>> BEGIN
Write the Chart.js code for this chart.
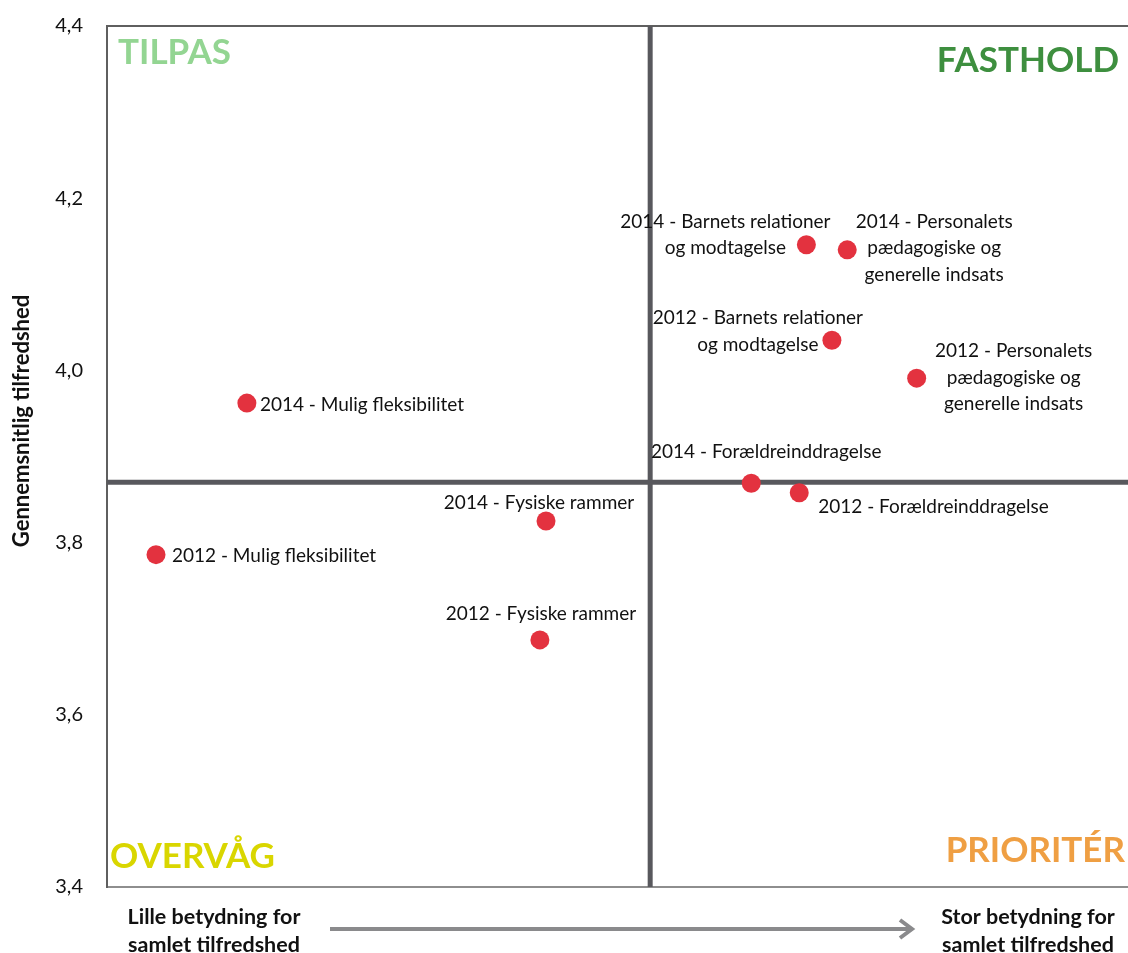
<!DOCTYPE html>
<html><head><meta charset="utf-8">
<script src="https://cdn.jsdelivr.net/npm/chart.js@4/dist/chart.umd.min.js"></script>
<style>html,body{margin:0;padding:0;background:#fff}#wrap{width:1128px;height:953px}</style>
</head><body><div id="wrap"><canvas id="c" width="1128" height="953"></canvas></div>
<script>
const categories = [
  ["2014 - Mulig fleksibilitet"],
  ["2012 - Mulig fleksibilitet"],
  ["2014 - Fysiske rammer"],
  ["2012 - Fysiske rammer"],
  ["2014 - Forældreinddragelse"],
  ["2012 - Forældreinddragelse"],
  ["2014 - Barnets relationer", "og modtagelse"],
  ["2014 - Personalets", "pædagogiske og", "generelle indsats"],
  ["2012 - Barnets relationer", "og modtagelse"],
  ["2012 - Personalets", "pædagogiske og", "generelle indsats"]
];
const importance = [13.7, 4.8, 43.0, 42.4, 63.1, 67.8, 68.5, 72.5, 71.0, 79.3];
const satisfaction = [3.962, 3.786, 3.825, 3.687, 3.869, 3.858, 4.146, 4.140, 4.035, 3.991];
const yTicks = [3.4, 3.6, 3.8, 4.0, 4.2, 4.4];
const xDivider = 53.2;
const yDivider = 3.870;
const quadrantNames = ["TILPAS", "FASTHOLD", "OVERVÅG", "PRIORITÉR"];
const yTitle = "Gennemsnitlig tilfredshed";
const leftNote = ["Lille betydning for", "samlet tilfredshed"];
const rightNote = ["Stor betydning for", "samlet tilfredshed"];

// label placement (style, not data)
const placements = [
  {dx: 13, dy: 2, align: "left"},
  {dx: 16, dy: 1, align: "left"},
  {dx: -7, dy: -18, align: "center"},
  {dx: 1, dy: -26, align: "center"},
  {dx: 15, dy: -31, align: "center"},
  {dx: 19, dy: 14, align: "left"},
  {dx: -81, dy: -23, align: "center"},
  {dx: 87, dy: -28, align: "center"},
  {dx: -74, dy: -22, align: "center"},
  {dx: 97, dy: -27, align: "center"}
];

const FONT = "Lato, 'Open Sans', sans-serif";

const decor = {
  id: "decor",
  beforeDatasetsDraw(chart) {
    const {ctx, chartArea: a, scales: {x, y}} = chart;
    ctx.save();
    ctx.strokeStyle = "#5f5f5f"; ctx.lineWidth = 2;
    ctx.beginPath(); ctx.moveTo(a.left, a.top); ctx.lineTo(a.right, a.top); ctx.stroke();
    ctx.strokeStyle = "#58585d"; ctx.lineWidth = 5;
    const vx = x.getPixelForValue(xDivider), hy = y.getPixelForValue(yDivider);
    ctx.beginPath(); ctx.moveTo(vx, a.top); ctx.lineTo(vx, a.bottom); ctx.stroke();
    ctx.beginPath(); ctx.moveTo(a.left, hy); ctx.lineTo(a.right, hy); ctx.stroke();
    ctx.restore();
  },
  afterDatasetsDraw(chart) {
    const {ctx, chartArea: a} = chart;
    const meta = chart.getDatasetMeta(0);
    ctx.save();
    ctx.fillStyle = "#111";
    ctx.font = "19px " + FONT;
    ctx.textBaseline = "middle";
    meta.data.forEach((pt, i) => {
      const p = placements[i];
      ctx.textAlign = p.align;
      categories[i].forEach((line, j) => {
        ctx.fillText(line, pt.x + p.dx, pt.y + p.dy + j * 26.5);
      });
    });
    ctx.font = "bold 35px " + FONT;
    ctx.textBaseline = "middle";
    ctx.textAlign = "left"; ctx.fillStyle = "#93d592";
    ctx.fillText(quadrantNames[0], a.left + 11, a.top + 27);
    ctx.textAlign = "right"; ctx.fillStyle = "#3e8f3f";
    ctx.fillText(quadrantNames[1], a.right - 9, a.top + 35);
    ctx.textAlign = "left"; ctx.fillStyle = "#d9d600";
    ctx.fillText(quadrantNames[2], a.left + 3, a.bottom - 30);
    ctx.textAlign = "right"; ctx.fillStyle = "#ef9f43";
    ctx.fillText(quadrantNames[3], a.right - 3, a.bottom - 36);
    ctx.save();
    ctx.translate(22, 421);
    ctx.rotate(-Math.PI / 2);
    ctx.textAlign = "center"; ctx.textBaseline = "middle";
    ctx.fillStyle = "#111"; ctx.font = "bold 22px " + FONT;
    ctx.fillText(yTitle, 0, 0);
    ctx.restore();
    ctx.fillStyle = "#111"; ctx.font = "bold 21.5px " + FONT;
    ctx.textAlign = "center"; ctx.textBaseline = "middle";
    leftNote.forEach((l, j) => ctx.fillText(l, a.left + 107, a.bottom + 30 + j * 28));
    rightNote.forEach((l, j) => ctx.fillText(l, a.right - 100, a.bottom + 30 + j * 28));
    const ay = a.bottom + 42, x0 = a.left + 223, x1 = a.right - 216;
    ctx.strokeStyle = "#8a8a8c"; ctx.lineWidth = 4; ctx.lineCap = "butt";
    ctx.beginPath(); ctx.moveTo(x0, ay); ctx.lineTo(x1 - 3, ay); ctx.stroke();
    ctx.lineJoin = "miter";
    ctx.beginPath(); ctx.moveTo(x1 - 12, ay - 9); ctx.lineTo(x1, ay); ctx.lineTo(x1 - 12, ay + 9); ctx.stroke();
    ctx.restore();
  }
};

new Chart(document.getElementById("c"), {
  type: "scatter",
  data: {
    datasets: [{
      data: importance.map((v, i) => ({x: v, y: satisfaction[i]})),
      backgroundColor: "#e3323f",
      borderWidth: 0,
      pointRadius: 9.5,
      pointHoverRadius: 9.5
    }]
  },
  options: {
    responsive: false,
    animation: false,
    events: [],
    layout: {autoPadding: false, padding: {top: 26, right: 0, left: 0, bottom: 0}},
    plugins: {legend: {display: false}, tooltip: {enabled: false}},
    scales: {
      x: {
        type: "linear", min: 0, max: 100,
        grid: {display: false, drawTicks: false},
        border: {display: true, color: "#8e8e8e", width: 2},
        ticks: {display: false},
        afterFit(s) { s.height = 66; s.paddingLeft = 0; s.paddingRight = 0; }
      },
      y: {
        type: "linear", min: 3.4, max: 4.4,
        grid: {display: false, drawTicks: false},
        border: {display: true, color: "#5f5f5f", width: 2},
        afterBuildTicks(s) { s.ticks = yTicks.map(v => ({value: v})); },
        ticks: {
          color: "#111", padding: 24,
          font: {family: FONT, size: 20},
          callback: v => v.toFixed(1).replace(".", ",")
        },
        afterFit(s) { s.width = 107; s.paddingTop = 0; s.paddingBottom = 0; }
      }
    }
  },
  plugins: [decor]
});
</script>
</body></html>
>> END
>> BEGIN
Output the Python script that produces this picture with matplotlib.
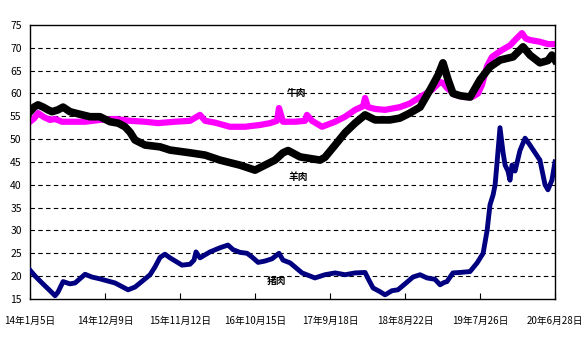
>> END
• _Problem details_: In the records above, locate the lines holding the word "this". Copy each of them.

• _In response_:
Write the Chart.js code for this chart.
Output the Python script that produces this picture with matplotlib.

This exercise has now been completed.